Fiduciary Rule Delay Provides a Second Chance to Get Regulation Right

Regulations written to protect consumers are too important not to get right. And when they are not right, they should be re-examined and redone to ensure they truly work in consumers’ best interests.

The U.S. Department of Labor’s announcement on Nov.  27 that it would delay the applicability date of key provisions of the fiduciary regulation, which aimed to radically restructure the way Americans access retirement products and guidance, represents a second chance. It provides the department time to fix a regulation that has harmed small and moderate retirement savers. It also provides time for the department to work with other state and federal authorities that regulate financial services providers on a coordinated and harmonized approach that truly serves Americans’ best interest.

Since the first phase of implementation began in June 2017, the regulation has limited the guidance retirement savers receive about products and services they want and need.

Some financial firms have stopped offering services to small and mid-size account retirement investors, leaving them with so-called “robo-advisers,” asset allocation managed by computers. Others have decided not to work with clients unless they have a minimum balance of $200,000 or more. And some brokerages are forgoing the low-cost commission-based sales model and offering advice only under the costlier fee-based model, where a client pays an annual amount based on the value of the assets being managed.

Those costs – perhaps 1 percent of the client’s portfolio balance — may appear small but grow exponentially over the years, making them very expensive in the long run and inappropriate for many investors. They are especially inappropriate for “buy and hold” investors with small or mid-sized accounts who trade infrequently.

In short, the regulation has created an advice gap at a critical time for retirement savers.

Every day until 2030, 10,000 Baby Boomers will reach retirement age. They should have continued access to retirement guidance and a wide variety of retirement products including annuities, which are the only financial products in the marketplace that guarantee lifetime income. They should have access to savings information and financial guidance from financial professionals acting in their best interest, regardless of the retirement products they purchase.

Life insurers are committed to providing these services to consumers to help them be financially secure in retirement. That is why we support the development of reasonable and appropriately tailored rules that require all sale professionals to act in the best interest of their customers.

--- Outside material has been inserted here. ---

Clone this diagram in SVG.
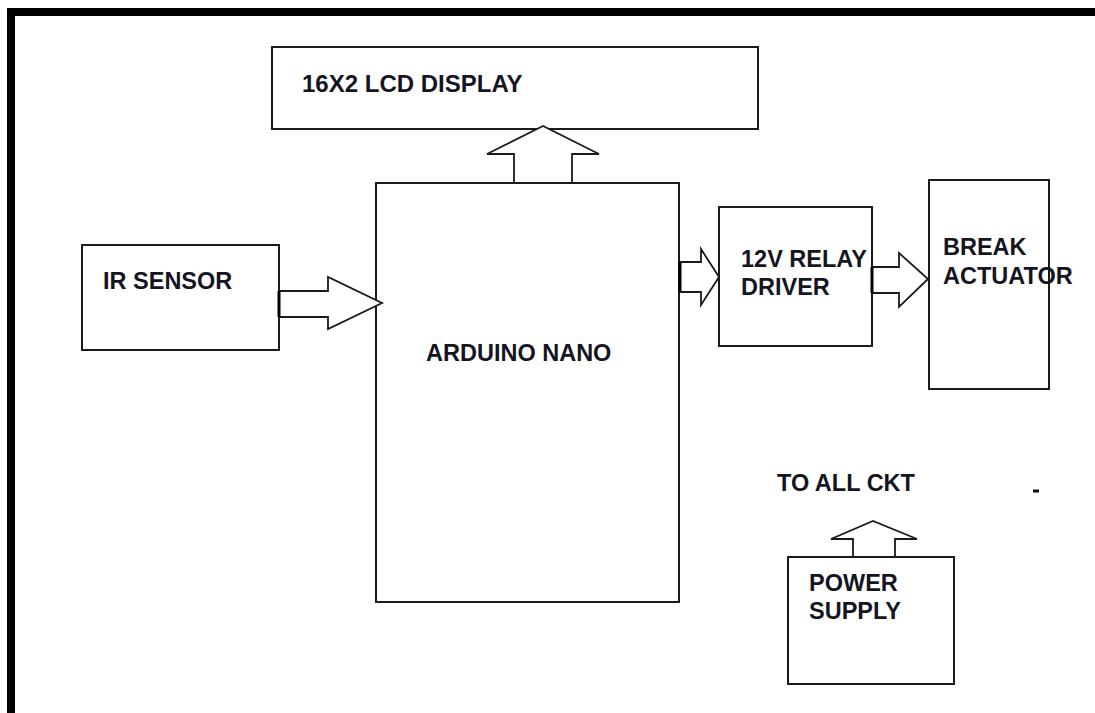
<svg xmlns="http://www.w3.org/2000/svg" width="1095" height="713" viewBox="0 0 1095 713">
<style>
.box{fill:#fff;stroke:#1a1a1a;stroke-width:2}
.arr{fill:#fff;stroke:#1a1a1a;stroke-width:1.8;stroke-linejoin:miter}
.lbl{font-family:"Liberation Sans",Arial,sans-serif;font-weight:bold;font-size:23.5px;fill:#15151f}
</style>
<rect x="0" y="0" width="1095" height="713" fill="#fff"/>
<g id="frame">
<rect x="7" y="8" width="1088" height="8" fill="#000"/>
<rect x="7" y="8" width="8" height="705" fill="#000"/>
</g>
<g id="lcd">
<rect class="box" x="272" y="47" width="486" height="82"/>
<text class="lbl" x="302" y="92" style="font-size:24px">16X2 LCD DISPLAY</text>
</g>
<g id="ir">
<rect class="box" x="82" y="245" width="197" height="105"/>
<text class="lbl" x="103" y="289">IR SENSOR</text>
</g>
<g id="arduino">
<rect class="box" x="376" y="183" width="303" height="419"/>
<text class="lbl" x="426" y="361">ARDUINO NANO</text>
</g>
<g id="relay">
<rect class="box" x="719" y="207" width="153" height="139"/>
<text class="lbl" x="741" y="267">12V RELAY</text>
<text class="lbl" x="741" y="295">DRIVER</text>
</g>
<g id="break">
<rect class="box" x="929" y="180" width="120" height="209"/>
<text class="lbl" x="943" y="255">BREAK</text>
<text class="lbl" x="943" y="284">ACTUATOR</text>
</g>
<g id="power">
<rect class="box" x="788" y="557" width="166" height="127"/>
<text class="lbl" x="809" y="591">POWER</text>
<text class="lbl" x="809" y="619">SUPPLY</text>
</g>
<g id="toall">
<text class="lbl" x="777" y="491">TO ALL CKT</text>
<rect x="1033" y="489.5" width="6" height="3" fill="#111"/>
</g>
<g id="connectors">
<polygon class="arr" points="279,291 328,291 328,277 382,303 328,329 328,317 279,317"/>
<line x1="279" y1="291" x2="279" y2="317" stroke="#000" stroke-width="3"/>
<polygon class="arr" points="514,183 514,154 487,154 543,126 599,154 572,154 572,183"/>
<polygon class="arr" points="679,262 701,262 701,249 719,277 701,305 701,292 679,292"/>
<line x1="680" y1="262" x2="680" y2="292" stroke="#000" stroke-width="3"/>
<polygon class="arr" points="872,267 899,267 899,253 928,279 899,307 899,293 872,293"/>
<line x1="872" y1="267" x2="872" y2="293" stroke="#000" stroke-width="3"/>
<polygon class="arr" points="853,557 853,539 831,539 873,521 917,539 895,539 895,557"/>
</g>
</svg>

By delaying the regulation’s full applicability date until July 1, 2019, the Labor Department has time to craft regulations that are consistent with these standards. And given the broad spectrum of policymaking bodies that oversee financial services activities, we were encouraged that the department has expressed a desire to promote coordination among state and federal authorities.

Work is already underway at the National Association of Insurance Commissioners and the Securities and Exchange Commission.

In Congress, the House Financial Services Committee recently passed an alternative to the fiduciary regulation. Introduced by Rep. Ann Wagner (R-Mo.), the Protecting Advice for Small Savers (PASS) Act of 2017 establishes a standard of conduct for financial professionals that would be enforced by the SEC. The legislation also encourages state insurance regulators to adopt a similar standard for the sale of annuities.

The House Education and Workforce Committee passed Affordable Retirement Advice for Savers Act, which was introduced by Reps. Phil Roe (R-Tenn.) and Peter Roskam (R-Ill.), It would ensure Americans receive financial advice that is in their best interest while also maintaining access to the financial products and services they want and need.

The department should ensure their efforts align with the work of these groups. It also should work with the Financial Industry Regulatory Association, a body that oversees the sales activities of broker-dealers.

A collaborative and harmonized regulatory approach would ensure all consumers — regardless of whom they turn to for advice — receive retirement savings information and related financial guidance from professionals acting in their best interest.

James Szostek is vice president for taxes and retirement security at the American Council of Life Insurers.